TU Wien:Computer Vision VU (Sablatnig)/Prüfung 2021-03-12

Image Classification and Machine Learning[Bearbeiten | Quelltext bearbeiten]

True/False Questions

On average, images of man-made environments have more vertical and horizontal edges than images of natural environments.
The bias and variance of a classifier are independent of each other.
One way of adding spatial information to the bag of words model is spatial pyramid matching.
Regularization in machine learning means to reduce the number of training samples.
Training of neural networks is only possible with linear activation functions.
The main advantage of the bag of words model is that it does not need training images

(A picture from the SIFT-Algorithm from the slides is given)
The following picture illustrates the process of computing SIFT keypoint descriptors.

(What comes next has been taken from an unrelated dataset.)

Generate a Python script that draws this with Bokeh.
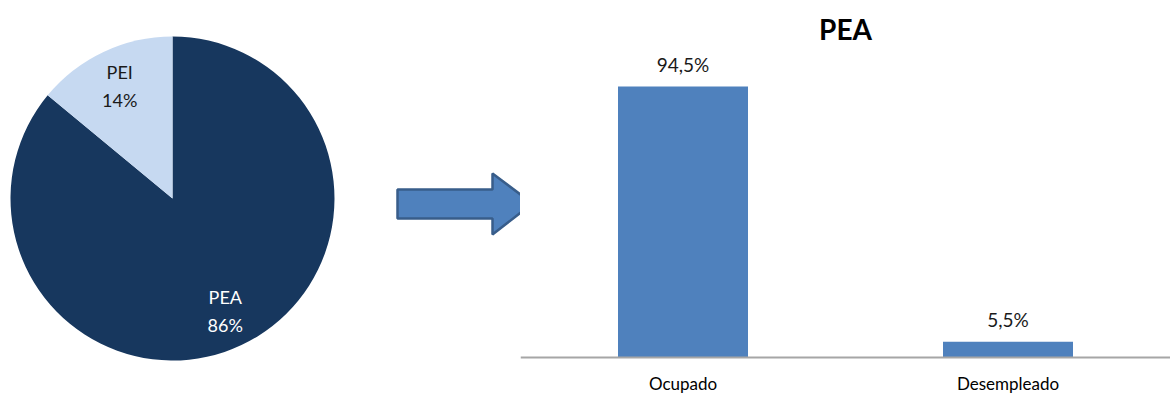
import numpy as np
from bokeh.plotting import figure
from bokeh.layouts import row
from bokeh.models import Range1d, FactorRange, ColumnDataSource, Span
from bokeh.core.properties import value
from bokeh.embed import file_html
from bokeh.resources import INLINE

# Population split: economically active (PEA) vs inactive (PEI)
pie_labels = ["PEA", "PEI"]
pie_shares = [86, 14]
pie_colors = ["#17375E", "#C6D9F1"]
pie_text_colors = ["#FFFFFF", "#1A1A1A"]

# Breakdown of the active population
bar_categories = ["Ocupado", "Desempleado"]
bar_values = [94.5, 5.5]
bar_title = "PEA"

FONT = "Lato"
H = 395

# ---------------- left panel: pie + arrow ----------------
left = figure(width=520, height=H, output_backend="svg", toolbar_location=None,
              x_range=Range1d(0, 520), y_range=Range1d(0, H),
              min_border=0, outline_line_color=None)
left.axis.visible = False
left.grid.visible = False

cx, cy, r = 172, 197, 162
# PEI starts at 12 o'clock and runs counter-clockwise; PEA fills the rest
total = sum(pie_shares)
start_pei = np.pi / 2
end_pei = start_pei + 2 * np.pi * pie_shares[1] / total
end_pea = end_pei + 2 * np.pi * pie_shares[0] / total
wedges = ColumnDataSource(dict(
    start=[end_pei, start_pei],
    end=[end_pea, end_pei],
    color=pie_colors,
))
left.wedge(x=cx, y=cy, radius=r, start_angle="start", end_angle="end",
           fill_color="color", line_color=None, source=wedges)

# slice labels placed along each slice's mid-angle: name above, share below
mids = [(end_pei + end_pea) / 2, (start_pei + end_pei) / 2]
for lab, share, mid, tc in zip(pie_labels, pie_shares, mids, pie_text_colors):
    lx = cx + 0.765 * r * np.cos(mid)
    ly = cy + 0.765 * r * np.sin(mid)
    for txt, off in ((lab, -14), (f"{share}%", 14)):
        left.text(x=[lx], y=[ly], text=[txt], y_offset=off, text_align="center",
                  text_baseline="middle", text_font=value(FONT),
                  text_font_size="18px", text_color=tc)

# block arrow pointing to the bar chart
ax = [397, 492, 492, 532, 492, 492, 397]
ay = [H - 189, H - 189, H - 173, H - 203, H - 234, H - 218, H - 218]
left.patch(ax, ay, fill_color="#4F81BD", line_color="#385D8A", line_width=2.5)

# ---------------- right panel: bar chart ----------------
AXIS_PX = 357       # baseline position from the top of the panel
TOP_PX = 86         # top of the tallest bar
TITLE_PX = 28       # title centre
scale = (AXIS_PX - TOP_PX) / max(bar_values)   # pixels per percentage point
y_start = -(H - AXIS_PX) / scale
y_end = AXIS_PX / scale

src = ColumnDataSource(dict(cat=bar_categories, val=bar_values,
                            zero=[0] * len(bar_values),
                            lab=[f"{v:.1f}%".replace(".", ",") for v in bar_values]))
right = figure(width=650, height=H, output_backend="svg", toolbar_location=None,
               x_range=FactorRange(*bar_categories, range_padding=0),
               y_range=Range1d(y_start, y_end),
               min_border=0, outline_line_color=None)
right.axis.visible = False
right.grid.visible = False

right.vbar(x="cat", top="val", width=0.4, fill_color="#4F81BD",
           line_color=None, source=src)
# value labels above bars
right.text(x="cat", y="val", text="lab", source=src, y_offset=-11,
           text_align="center", text_baseline="bottom",
           text_font=value(FONT), text_font_size="19px", text_color="#1A1A1A")
# baseline
right.add_layout(Span(location=0, dimension="width", line_color="#A6A6A6",
                      line_width=2))
# category labels under the baseline
right.text(x="cat", y="zero", text="cat", source=src, y_offset=26,
           text_align="center", text_baseline="middle",
           text_font=value(FONT), text_font_size="17px", text_color="#000000")
# chart title, centred over both categories
right.text(x=[len(bar_categories) / 2], y=[(AXIS_PX - TITLE_PX) / scale],
           text=[bar_title], text_align="center", text_baseline="middle",
           text_font=value(FONT), text_font_size="28px",
           text_font_style="bold", text_color="#000000")

layout = row(left, right, spacing=0)
open("out.html", "w").write(file_html(layout, INLINE))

What is shown on the left? What do the green grid, black arrows and blue circle mean?
The descriptor is illustrated on the right. What do the green grid and black arrows mean? What is the dimensionality of this descriptor?

What is Structure from Motion?
Given a fundamental matrix relating the images 1 and 2 and a point x in image 1, what can be said about the corresponding point in image 2?

Describe the principle of lenses (sketch) and the "thin lens" law!
Continuing from the question above, explain the Depth of Field
What are the internal camera parameters (sketch) and what influence do they have?

What is described by the plenoptic function?
Why does a sheet of paper in a scene not reflect an image of the scene? What simple construction can be used to let an image of a scene appear on a sheet of paper?

How are Gaussian Pyramids generated and what is their frequency composition on the different pyramid levels?
Following from the question above, what is the frequency composition of a Laplacian pyramid?

Describe how RANSAC can be used to determine the correct matches and the transformation between two views for image stitching

What are Scene Emergent Features?
What information is contained in the magnitudes of a Fourier spectrum and how can this information be used to differentiate between man-made and natural scenes?

How is the "cornerness" of an image pixel computed by the Harris corner detection algorithm?
How are the final corner points detected from the cornerness?

What is the difference between the "classical" machine learning pipeline for image recognition and the new deep learning methods?
Explain the concept and usage of auto-encoders.